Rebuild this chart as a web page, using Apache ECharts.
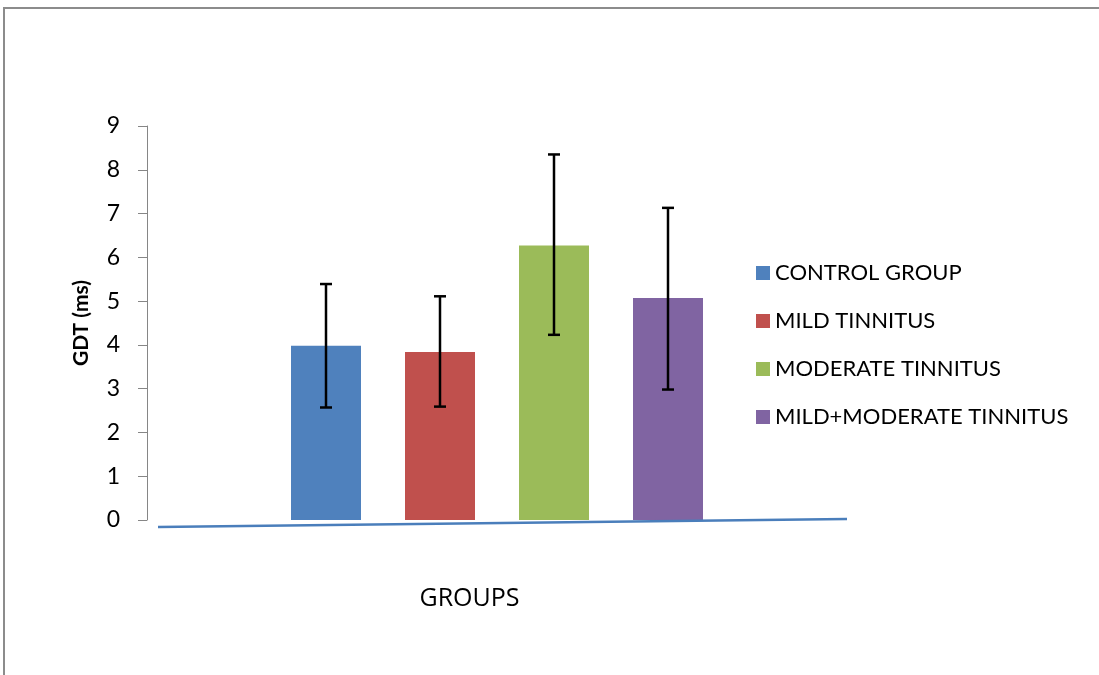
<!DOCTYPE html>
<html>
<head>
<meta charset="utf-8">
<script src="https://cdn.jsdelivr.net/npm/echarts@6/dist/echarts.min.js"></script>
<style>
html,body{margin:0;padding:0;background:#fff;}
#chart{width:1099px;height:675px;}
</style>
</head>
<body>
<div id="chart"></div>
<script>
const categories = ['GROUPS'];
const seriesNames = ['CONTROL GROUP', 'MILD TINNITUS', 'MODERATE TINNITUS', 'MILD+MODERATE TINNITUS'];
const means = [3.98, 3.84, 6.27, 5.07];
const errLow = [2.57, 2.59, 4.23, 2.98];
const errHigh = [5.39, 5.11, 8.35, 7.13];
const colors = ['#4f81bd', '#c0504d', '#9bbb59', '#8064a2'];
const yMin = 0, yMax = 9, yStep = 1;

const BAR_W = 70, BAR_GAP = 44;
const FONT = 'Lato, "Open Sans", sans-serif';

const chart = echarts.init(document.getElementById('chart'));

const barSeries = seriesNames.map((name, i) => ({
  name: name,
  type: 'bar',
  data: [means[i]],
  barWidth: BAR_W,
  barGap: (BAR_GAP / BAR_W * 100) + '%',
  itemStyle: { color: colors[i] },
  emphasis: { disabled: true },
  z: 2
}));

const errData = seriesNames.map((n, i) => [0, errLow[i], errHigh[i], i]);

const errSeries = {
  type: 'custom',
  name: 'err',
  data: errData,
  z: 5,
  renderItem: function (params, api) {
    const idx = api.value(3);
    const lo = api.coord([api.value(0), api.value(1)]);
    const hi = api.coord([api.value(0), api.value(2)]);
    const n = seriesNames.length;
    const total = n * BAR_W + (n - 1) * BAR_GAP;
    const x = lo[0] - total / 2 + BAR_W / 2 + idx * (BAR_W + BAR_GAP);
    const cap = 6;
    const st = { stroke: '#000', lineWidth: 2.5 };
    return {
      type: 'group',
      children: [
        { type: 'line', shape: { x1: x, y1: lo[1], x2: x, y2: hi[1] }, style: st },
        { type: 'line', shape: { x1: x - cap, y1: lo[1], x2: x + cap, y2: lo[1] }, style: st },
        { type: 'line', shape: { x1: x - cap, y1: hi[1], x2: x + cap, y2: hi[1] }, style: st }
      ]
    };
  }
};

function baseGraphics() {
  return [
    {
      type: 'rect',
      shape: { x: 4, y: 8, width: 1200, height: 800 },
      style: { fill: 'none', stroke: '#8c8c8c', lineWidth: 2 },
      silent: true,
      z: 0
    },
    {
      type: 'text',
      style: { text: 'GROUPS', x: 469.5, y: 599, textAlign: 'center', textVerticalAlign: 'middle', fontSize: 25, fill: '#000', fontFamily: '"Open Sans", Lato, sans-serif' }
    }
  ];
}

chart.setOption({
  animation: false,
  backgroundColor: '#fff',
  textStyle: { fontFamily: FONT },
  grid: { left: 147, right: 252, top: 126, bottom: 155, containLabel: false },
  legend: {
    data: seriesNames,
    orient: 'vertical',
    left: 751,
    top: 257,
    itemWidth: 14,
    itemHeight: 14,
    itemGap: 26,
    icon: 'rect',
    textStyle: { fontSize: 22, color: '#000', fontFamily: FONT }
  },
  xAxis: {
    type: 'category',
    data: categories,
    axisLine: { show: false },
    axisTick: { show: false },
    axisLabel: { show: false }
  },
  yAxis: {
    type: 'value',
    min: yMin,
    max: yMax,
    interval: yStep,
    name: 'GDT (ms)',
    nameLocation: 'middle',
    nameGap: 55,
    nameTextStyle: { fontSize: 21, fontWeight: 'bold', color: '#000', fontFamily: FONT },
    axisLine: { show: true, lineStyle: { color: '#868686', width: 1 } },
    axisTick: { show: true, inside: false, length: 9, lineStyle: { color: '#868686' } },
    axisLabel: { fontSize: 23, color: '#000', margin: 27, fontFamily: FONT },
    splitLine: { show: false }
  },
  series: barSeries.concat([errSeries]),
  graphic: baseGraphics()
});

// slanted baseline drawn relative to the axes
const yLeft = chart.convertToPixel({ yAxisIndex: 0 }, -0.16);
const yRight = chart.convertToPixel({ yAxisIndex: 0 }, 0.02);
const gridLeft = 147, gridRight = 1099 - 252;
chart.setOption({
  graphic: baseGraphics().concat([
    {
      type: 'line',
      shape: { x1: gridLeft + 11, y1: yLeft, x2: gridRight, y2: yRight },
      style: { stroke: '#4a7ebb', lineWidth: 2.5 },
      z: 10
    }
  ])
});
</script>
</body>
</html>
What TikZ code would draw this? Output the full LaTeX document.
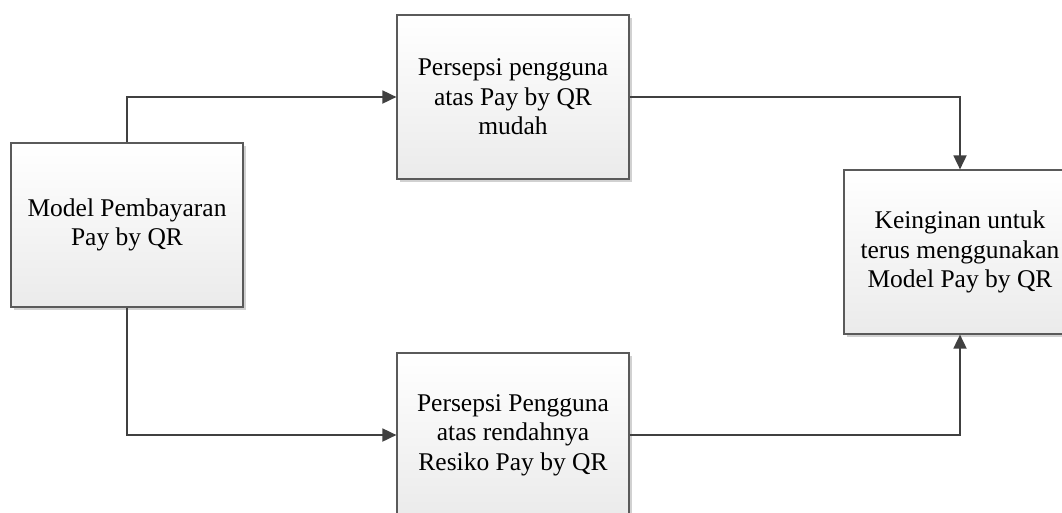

> **Problem statement**: Working from the lines above, reproduce the material exactly and exclude its pictures.

> **Completed exercise**:
Rebuild this chart as a web page, using Apache ECharts.
<!DOCTYPE html>
<html>
<head>
<meta charset="utf-8">
<script src="https://cdn.jsdelivr.net/npm/echarts@6/dist/echarts.min.js"></script>
<style>
html,body{margin:0;padding:0;background:#fff;}
#chart{width:1099px;height:675px;}
</style>
</head>
<body>
<div id="chart"></div>
<script>
const categories = ['GROUPS'];
const seriesNames = ['CONTROL GROUP', 'MILD TINNITUS', 'MODERATE TINNITUS', 'MILD+MODERATE TINNITUS'];
const means = [3.98, 3.84, 6.27, 5.07];
const errLow = [2.57, 2.59, 4.23, 2.98];
const errHigh = [5.39, 5.11, 8.35, 7.13];
const colors = ['#4f81bd', '#c0504d', '#9bbb59', '#8064a2'];
const yMin = 0, yMax = 9, yStep = 1;

const BAR_W = 70, BAR_GAP = 44;
const FONT = 'Lato, "Open Sans", sans-serif';

const chart = echarts.init(document.getElementById('chart'));

const barSeries = seriesNames.map((name, i) => ({
  name: name,
  type: 'bar',
  data: [means[i]],
  barWidth: BAR_W,
  barGap: (BAR_GAP / BAR_W * 100) + '%',
  itemStyle: { color: colors[i] },
  emphasis: { disabled: true },
  z: 2
}));

const errData = seriesNames.map((n, i) => [0, errLow[i], errHigh[i], i]);

const errSeries = {
  type: 'custom',
  name: 'err',
  data: errData,
  z: 5,
  renderItem: function (params, api) {
    const idx = api.value(3);
    const lo = api.coord([api.value(0), api.value(1)]);
    const hi = api.coord([api.value(0), api.value(2)]);
    const n = seriesNames.length;
    const total = n * BAR_W + (n - 1) * BAR_GAP;
    const x = lo[0] - total / 2 + BAR_W / 2 + idx * (BAR_W + BAR_GAP);
    const cap = 6;
    const st = { stroke: '#000', lineWidth: 2.5 };
    return {
      type: 'group',
      children: [
        { type: 'line', shape: { x1: x, y1: lo[1], x2: x, y2: hi[1] }, style: st },
        { type: 'line', shape: { x1: x - cap, y1: lo[1], x2: x + cap, y2: lo[1] }, style: st },
        { type: 'line', shape: { x1: x - cap, y1: hi[1], x2: x + cap, y2: hi[1] }, style: st }
      ]
    };
  }
};

function baseGraphics() {
  return [
    {
      type: 'rect',
      shape: { x: 4, y: 8, width: 1200, height: 800 },
      style: { fill: 'none', stroke: '#8c8c8c', lineWidth: 2 },
      silent: true,
      z: 0
    },
    {
      type: 'text',
      style: { text: 'GROUPS', x: 469.5, y: 599, textAlign: 'center', textVerticalAlign: 'middle', fontSize: 25, fill: '#000', fontFamily: '"Open Sans", Lato, sans-serif' }
    }
  ];
}

chart.setOption({
  animation: false,
  backgroundColor: '#fff',
  textStyle: { fontFamily: FONT },
  grid: { left: 147, right: 252, top: 126, bottom: 155, containLabel: false },
  legend: {
    data: seriesNames,
    orient: 'vertical',
    left: 751,
    top: 257,
    itemWidth: 14,
    itemHeight: 14,
    itemGap: 26,
    icon: 'rect',
    textStyle: { fontSize: 22, color: '#000', fontFamily: FONT }
  },
  xAxis: {
    type: 'category',
    data: categories,
    axisLine: { show: false },
    axisTick: { show: false },
    axisLabel: { show: false }
  },
  yAxis: {
    type: 'value',
    min: yMin,
    max: yMax,
    interval: yStep,
    name: 'GDT (ms)',
    nameLocation: 'middle',
    nameGap: 55,
    nameTextStyle: { fontSize: 21, fontWeight: 'bold', color: '#000', fontFamily: FONT },
    axisLine: { show: true, lineStyle: { color: '#868686', width: 1 } },
    axisTick: { show: true, inside: false, length: 9, lineStyle: { color: '#868686' } },
    axisLabel: { fontSize: 23, color: '#000', margin: 27, fontFamily: FONT },
    splitLine: { show: false }
  },
  series: barSeries.concat([errSeries]),
  graphic: baseGraphics()
});

// slanted baseline drawn relative to the axes
const yLeft = chart.convertToPixel({ yAxisIndex: 0 }, -0.16);
const yRight = chart.convertToPixel({ yAxisIndex: 0 }, 0.02);
const gridLeft = 147, gridRight = 1099 - 252;
chart.setOption({
  graphic: baseGraphics().concat([
    {
      type: 'line',
      shape: { x1: gridLeft + 11, y1: yLeft, x2: gridRight, y2: yRight },
      style: { stroke: '#4a7ebb', lineWidth: 2.5 },
      z: 10
    }
  ])
});
</script>
</body>
</html>
What TikZ code would draw this? Output the full LaTeX document.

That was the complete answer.